=== REQUIREMENT ===
Look through the data below. Show each line where the string "image" occurs.

=== INFORMATION SHOWN ===
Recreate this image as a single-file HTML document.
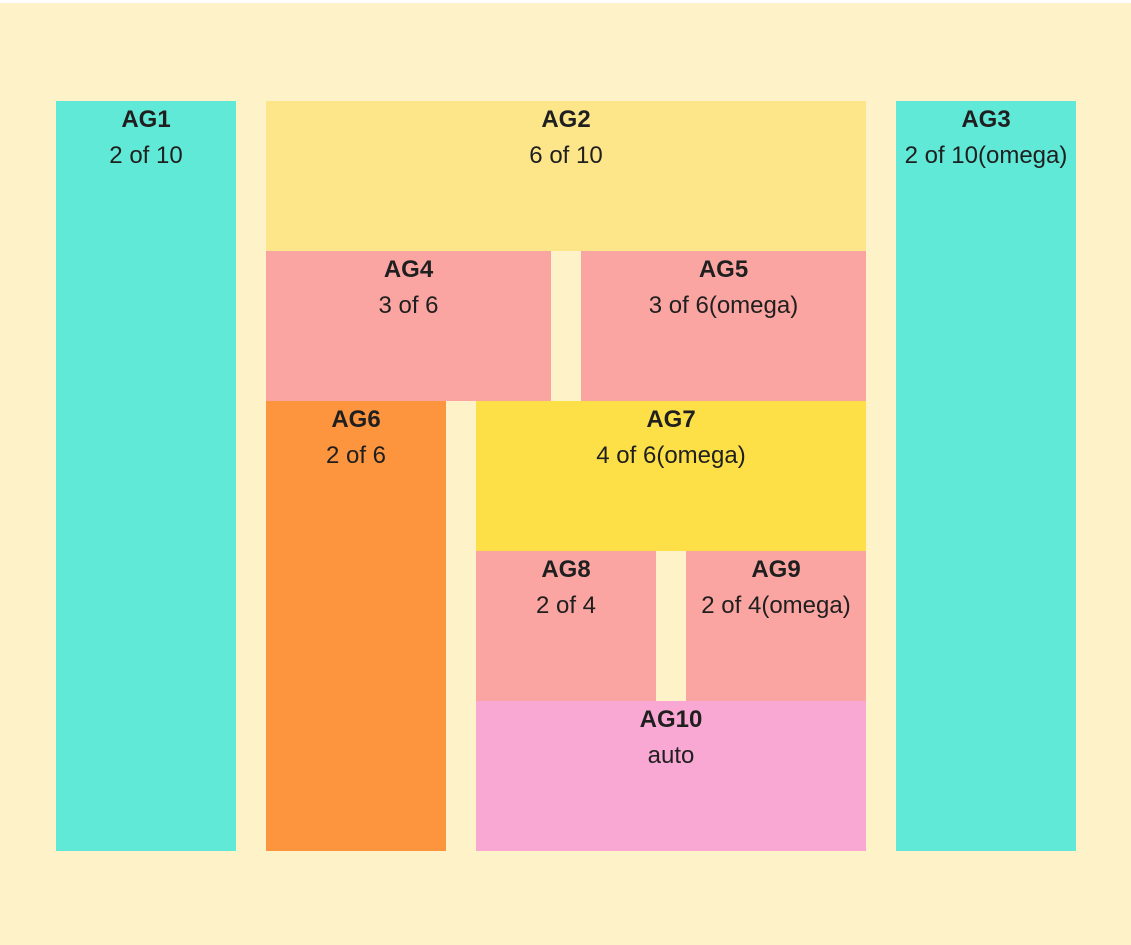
<!DOCTYPE html>
<html><head><meta charset="utf-8"><style>
html,body{margin:0;padding:0;}
body{width:1131px;height:945px;background:#fff;position:relative;overflow:hidden;font-family:"Liberation Sans",Arial,sans-serif;color:#1f1f1f;}
.bg{position:absolute;left:0;top:3px;width:1131px;height:942px;background:#FEF3C8;}
.b{position:absolute;text-align:center;font-size:24px;font-family:"Liberation Sans",Arial,sans-serif;}
.b .t{position:absolute;left:0;right:0;top:7px;font-weight:bold;line-height:24px;}
.b .s{position:absolute;left:0;right:0;top:43px;line-height:24px;}
</style></head><body>
<div class="bg"></div>
<div class="b" style="left:56px;top:101px;width:180px;height:750px;background:#61E9D8"><div class="t">AG1</div><div class="s">2 of 10</div></div>
<div class="b" style="left:266px;top:101px;width:600px;height:150px;background:#FDE58A"><div class="t">AG2</div><div class="s">6 of 10</div></div>
<div class="b" style="left:896px;top:101px;width:180px;height:750px;background:#61E9D8"><div class="t">AG3</div><div class="s">2 of 10(omega)</div></div>
<div class="b" style="left:266px;top:251px;width:285px;height:150px;background:#FBA5A2"><div class="t">AG4</div><div class="s">3 of 6</div></div>
<div class="b" style="left:581px;top:251px;width:285px;height:150px;background:#FBA5A2"><div class="t">AG5</div><div class="s">3 of 6(omega)</div></div>
<div class="b" style="left:266px;top:401px;width:180px;height:450px;background:#FC953E"><div class="t">AG6</div><div class="s">2 of 6</div></div>
<div class="b" style="left:476px;top:401px;width:390px;height:150px;background:#FDE047"><div class="t">AG7</div><div class="s">4 of 6(omega)</div></div>
<div class="b" style="left:476px;top:551px;width:180px;height:150px;background:#FBA5A2"><div class="t">AG8</div><div class="s">2 of 4</div></div>
<div class="b" style="left:686px;top:551px;width:180px;height:150px;background:#FBA5A2"><div class="t">AG9</div><div class="s">2 of 4(omega)</div></div>
<div class="b" style="left:476px;top:701px;width:390px;height:150px;background:#F9A8D4"><div class="t">AG10</div><div class="s">auto</div></div>
</body></html>
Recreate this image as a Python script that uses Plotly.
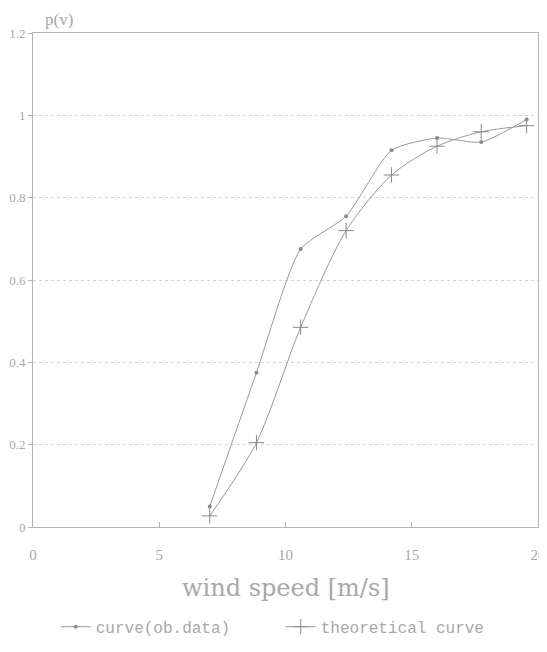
import plotly.graph_objects as go

# Wind speed bins [m/s]
wind_speed = [7.0, 8.85, 10.6, 12.4, 14.2, 16.0, 17.75, 19.55]
# Observed cumulative probability p(v)
observed = [0.05, 0.375, 0.675, 0.755, 0.915, 0.945, 0.935, 0.99]
# Theoretical cumulative probability p(v)
theoretical = [0.027, 0.205, 0.485, 0.72, 0.855, 0.925, 0.96, 0.975]

x_ticks = [0, 5, 10, 15, 20]
y_ticks = [0, 0.2, 0.4, 0.6, 0.8, 1.0, 1.2]

FONT = "Liberation Serif"
TXT = "#a8a8a8"
LINE = "#9a9a9a"
AX = "#b4b4b4"

fig = go.Figure()
fig.add_trace(go.Scatter(
    x=wind_speed, y=observed, name="curve(ob.data)",
    mode="lines+markers", line=dict(color=LINE, width=1, shape="spline", smoothing=0.6),
    marker=dict(symbol="circle", size=4, color="#8a8a8a"),
))
fig.add_trace(go.Scatter(
    x=wind_speed, y=theoretical, name="theoretical curve",
    mode="lines+markers", line=dict(color=LINE, width=1, shape="spline", smoothing=0.8),
    marker=dict(symbol="cross-thin", size=11, line=dict(color="#8a8a8a", width=1)),
))

fig.update_layout(
    width=547, height=652,
    margin=dict(l=25, r=17, t=25, b=133, autoexpand=False),
    paper_bgcolor="white", plot_bgcolor="white",
    font=dict(family=FONT, color=TXT, size=14),
    showlegend=True,
    legend=dict(orientation="h", x=0.045, xanchor="left", y=-0.202, yanchor="middle",
                font=dict(family="Liberation Mono", size=16, color=TXT),
                itemwidth=30, entrywidth=180, entrywidthmode="pixels",
                tracegroupgap=0, bgcolor="rgba(0,0,0,0)"),
    xaxis=dict(range=[0, 20], tickvals=x_ticks, ticktext=[str(v) for v in x_ticks],
               showgrid=False, zeroline=False, showline=True, linecolor=AX, linewidth=1,
               mirror=True, ticks="inside", ticklen=5, tickcolor=AX, automargin=False,
               ticklabelstandoff=14, tickfont=dict(size=15, color=TXT)),
    yaxis=dict(range=[0, 1.2], tickvals=y_ticks, ticktext=["0", "0.2", "0.4", "0.6", "0.8", "1", "1.2"],
               showgrid=True, gridcolor="#d4d4d4", griddash="dot", gridwidth=1,
               zeroline=False, showline=True, linecolor=AX, linewidth=1, automargin=False,
               mirror=True, ticks="outside", ticklen=4, tickcolor=AX,
               tickfont=dict(size=13, color=TXT)),
    annotations=[
        dict(text="p(v)", xref="paper", yref="paper", x=0.02, y=1.0, xanchor="left",
             yanchor="bottom", yshift=2, showarrow=False, font=dict(family=FONT, size=17, color=TXT)),
        dict(text="wind speed [m/s]", xref="paper", yref="paper", x=0.5, y=0, xanchor="center",
             yanchor="middle", yshift=-61, showarrow=False, font=dict(family="DejaVu Serif", size=24, color=TXT)),
    ],
)

fig.write_html("out.html")
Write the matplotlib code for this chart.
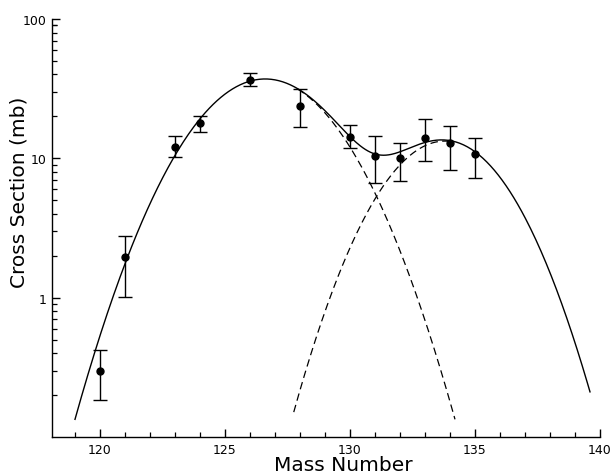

=== ANSWER TO THE EXERCISE ===
Recreate this image as a single-file HTML document.
Recreate this image as a Python script that uses Plotly.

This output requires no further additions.